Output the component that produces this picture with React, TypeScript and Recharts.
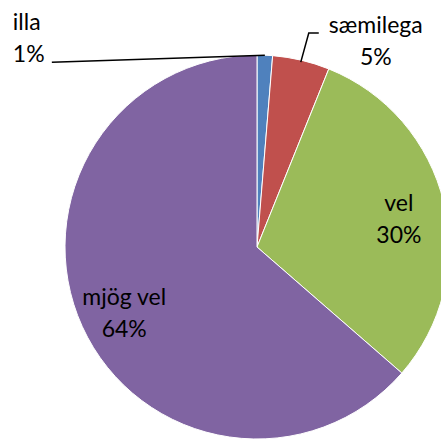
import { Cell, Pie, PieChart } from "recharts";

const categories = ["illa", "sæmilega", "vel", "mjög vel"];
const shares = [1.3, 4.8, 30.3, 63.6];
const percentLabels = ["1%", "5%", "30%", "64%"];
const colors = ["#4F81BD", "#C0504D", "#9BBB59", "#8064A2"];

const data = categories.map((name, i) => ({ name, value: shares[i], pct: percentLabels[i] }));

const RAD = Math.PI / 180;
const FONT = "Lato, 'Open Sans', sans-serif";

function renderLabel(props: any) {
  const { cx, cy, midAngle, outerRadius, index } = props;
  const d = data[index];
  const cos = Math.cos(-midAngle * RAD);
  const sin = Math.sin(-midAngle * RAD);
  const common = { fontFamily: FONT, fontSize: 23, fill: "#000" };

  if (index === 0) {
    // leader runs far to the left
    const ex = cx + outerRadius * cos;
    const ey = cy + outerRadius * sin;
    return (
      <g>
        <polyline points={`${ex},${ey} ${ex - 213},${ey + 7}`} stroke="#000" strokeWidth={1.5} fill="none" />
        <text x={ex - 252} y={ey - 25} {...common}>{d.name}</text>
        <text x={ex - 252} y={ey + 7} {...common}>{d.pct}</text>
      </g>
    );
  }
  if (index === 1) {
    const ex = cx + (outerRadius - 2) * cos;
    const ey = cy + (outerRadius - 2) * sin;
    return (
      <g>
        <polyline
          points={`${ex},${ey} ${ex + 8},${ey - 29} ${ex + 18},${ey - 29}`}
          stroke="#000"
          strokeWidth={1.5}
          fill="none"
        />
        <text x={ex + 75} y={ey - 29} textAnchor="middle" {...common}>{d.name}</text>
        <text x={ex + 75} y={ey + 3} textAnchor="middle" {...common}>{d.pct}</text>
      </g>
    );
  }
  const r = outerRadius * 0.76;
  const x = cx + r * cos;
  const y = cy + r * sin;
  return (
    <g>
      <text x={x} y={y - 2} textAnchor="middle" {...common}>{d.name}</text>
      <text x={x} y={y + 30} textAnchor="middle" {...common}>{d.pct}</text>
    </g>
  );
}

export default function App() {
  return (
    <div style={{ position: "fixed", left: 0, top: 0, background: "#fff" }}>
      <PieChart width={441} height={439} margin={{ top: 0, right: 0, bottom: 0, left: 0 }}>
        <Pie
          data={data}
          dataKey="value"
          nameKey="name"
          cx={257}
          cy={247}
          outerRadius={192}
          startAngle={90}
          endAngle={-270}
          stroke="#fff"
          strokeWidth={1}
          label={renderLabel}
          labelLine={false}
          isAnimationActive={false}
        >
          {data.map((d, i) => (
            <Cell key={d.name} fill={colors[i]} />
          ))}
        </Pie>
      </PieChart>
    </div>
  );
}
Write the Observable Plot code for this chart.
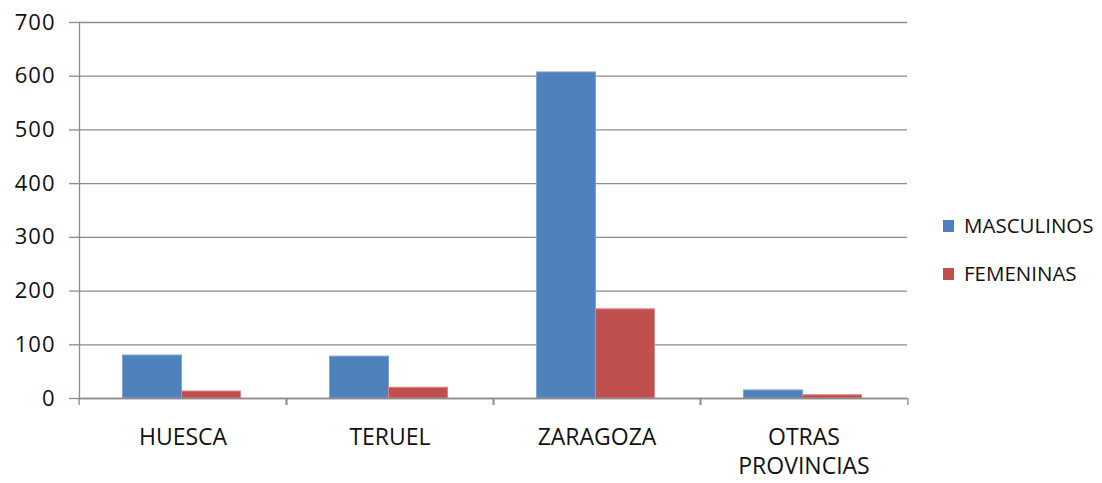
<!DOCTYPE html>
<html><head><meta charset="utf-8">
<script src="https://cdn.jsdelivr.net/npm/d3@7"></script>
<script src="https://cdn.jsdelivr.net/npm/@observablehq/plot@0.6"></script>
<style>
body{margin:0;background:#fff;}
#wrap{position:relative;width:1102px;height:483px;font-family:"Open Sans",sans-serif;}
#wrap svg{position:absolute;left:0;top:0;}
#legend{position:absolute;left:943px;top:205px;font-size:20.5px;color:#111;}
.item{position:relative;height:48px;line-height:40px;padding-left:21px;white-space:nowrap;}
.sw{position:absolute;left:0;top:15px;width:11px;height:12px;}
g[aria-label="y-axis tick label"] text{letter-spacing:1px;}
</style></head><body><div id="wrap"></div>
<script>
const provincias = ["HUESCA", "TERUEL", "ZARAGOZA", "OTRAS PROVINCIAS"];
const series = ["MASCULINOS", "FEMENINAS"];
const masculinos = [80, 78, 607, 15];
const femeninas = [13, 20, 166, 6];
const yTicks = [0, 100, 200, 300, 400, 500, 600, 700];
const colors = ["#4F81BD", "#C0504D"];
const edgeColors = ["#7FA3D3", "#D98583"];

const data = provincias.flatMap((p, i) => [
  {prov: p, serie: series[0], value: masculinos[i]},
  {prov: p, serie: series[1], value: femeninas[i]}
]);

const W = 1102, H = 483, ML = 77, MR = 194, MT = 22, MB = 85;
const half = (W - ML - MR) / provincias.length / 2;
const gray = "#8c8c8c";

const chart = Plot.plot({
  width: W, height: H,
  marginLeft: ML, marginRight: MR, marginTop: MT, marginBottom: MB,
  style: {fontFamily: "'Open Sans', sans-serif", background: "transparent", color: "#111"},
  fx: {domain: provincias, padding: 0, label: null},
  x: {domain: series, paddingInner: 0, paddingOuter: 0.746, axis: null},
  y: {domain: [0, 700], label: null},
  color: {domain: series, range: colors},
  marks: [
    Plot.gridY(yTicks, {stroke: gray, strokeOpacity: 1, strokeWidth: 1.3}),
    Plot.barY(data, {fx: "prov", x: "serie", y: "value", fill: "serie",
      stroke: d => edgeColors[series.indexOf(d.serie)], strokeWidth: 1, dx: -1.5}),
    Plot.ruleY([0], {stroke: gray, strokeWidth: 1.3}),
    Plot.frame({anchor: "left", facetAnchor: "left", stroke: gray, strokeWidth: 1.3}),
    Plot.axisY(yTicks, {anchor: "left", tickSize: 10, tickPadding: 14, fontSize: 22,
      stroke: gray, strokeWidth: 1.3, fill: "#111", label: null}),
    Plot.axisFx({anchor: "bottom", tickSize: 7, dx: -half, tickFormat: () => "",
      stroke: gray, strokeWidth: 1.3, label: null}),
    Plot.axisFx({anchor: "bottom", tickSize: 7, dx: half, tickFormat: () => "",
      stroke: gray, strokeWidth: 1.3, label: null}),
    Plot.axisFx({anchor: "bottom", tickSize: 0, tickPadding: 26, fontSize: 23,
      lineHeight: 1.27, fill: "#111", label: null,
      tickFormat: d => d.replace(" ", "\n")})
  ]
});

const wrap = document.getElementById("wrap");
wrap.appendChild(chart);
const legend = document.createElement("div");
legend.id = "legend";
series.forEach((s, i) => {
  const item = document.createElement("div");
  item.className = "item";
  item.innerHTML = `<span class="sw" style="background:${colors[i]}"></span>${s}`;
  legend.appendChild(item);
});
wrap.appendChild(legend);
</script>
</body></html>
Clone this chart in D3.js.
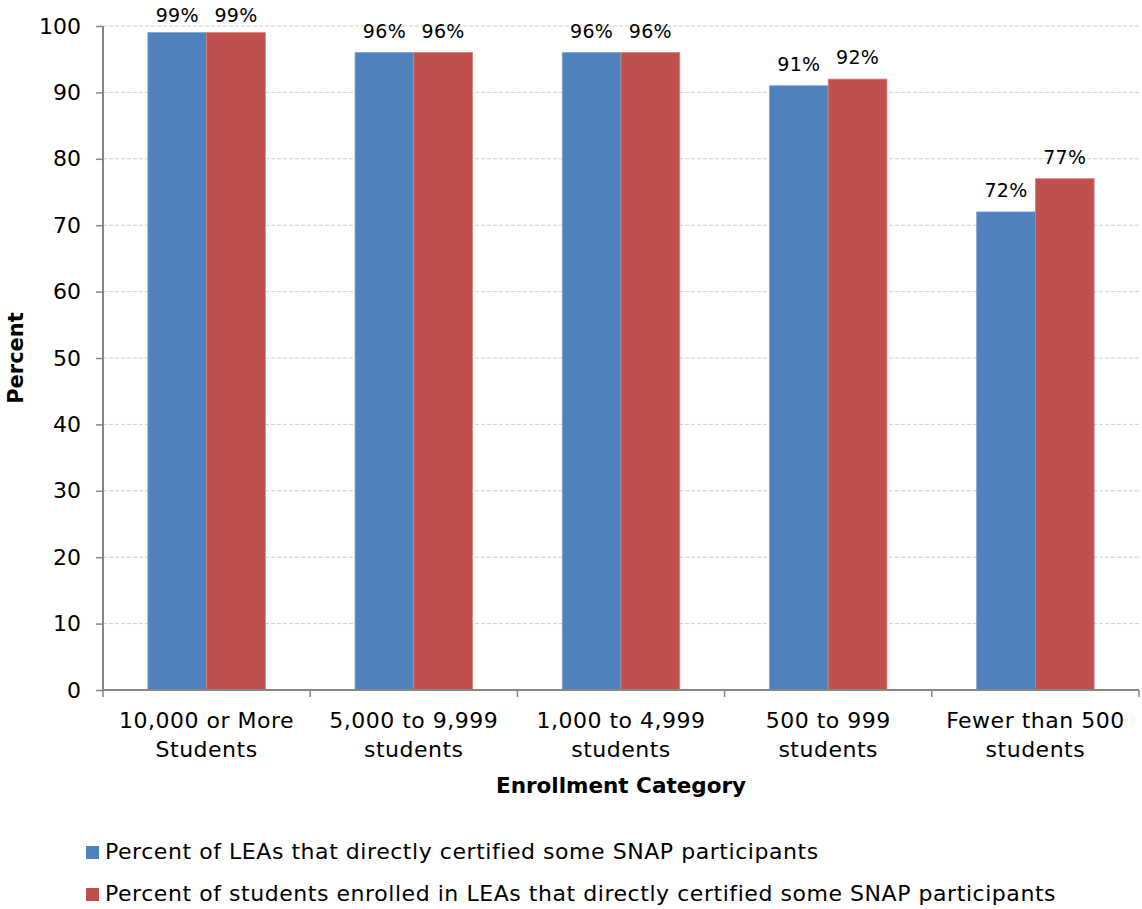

○ ○ ○ ○ ○

Copy all lines above containing the string "this".

Output the component that produces this picture with React, TypeScript and Recharts.
Write the Observable Plot code for this chart.
Clone this chart in D3.js.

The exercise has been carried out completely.